The problem of the moment is that among females of reproductive age in the Southern Resident community, quite a few are not reproducing anywhere near a normal rate. For example, L90, a 30-year-old female named Ballena, and K36, a 20-year-old female named Yoda, are both well into her reproductive years but have not produced any calves, at least as far as anyone has observed. The first birth is often assumed to be at age 15, although younger moms have been seen, such as this past census year when 11-year-old Joy (L119) became a mother.
Meanwhile, 33-year-old L83, known as Moonlight, has not had a documented calf since her first offspring, L110 or Midnight, was born in 2007. That’s 16 years without a known offspring.
L91, a 28-year-old female named Muncher, is the younger sister of Moonlight. Muncher has not had a calf since her son Magic (L122) was her first born eight years ago.
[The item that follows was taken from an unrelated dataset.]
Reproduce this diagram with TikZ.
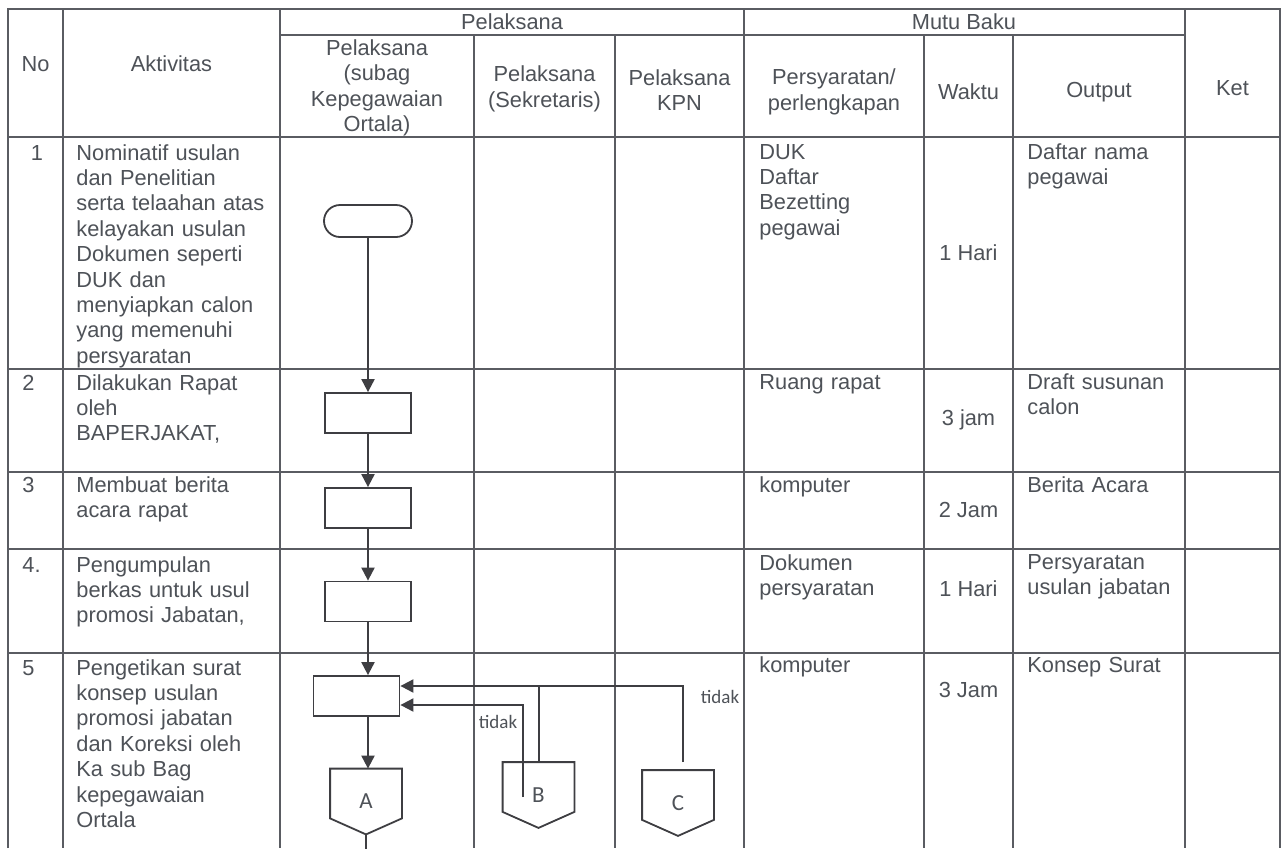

L103, a 20-year-old female named Lapis, had her first offspring Lausuli (L123), a male, in 2015. She has not had another documented calf over the past eight years.
Since some of the females have had at least one calf, that suggests that the potential may exist for these females to produce more offspring, said Michael Weiss. If the problem is a lack of food or other conditions needed to make Southern Residents healthy, then maybe people will be able to find solutions, Michael said.
“From my perspective, the situation is bleak, but there is hope,” he said. “When you look at the number of reproductive-aged females, it is similar to what we see in Northern Residents. Quite a few whales have had failed pregnancies, so we know they can get pregnant. We just need to get them what they need to get through.”
Environmental restoration is underway, Michael noted. The removal of dams on the Elwha River near Port Angeles (Encyclopedia of Puget Sound) appears to be increasing the number of Chinook salmon — the primary prey of the orcas. Benefits also could come from dam removal underway recently on the Klamath River along the California-Oregon border (Associated Press), he said. Certainly, more can be done.
For a time, it looked as if the sex ratio was shifting further toward males in the Southern Resident population, he said. That was a worrisome proposition, but things may be changing, as very young females now outnumber very young males, providing the potential for more births in the coming years.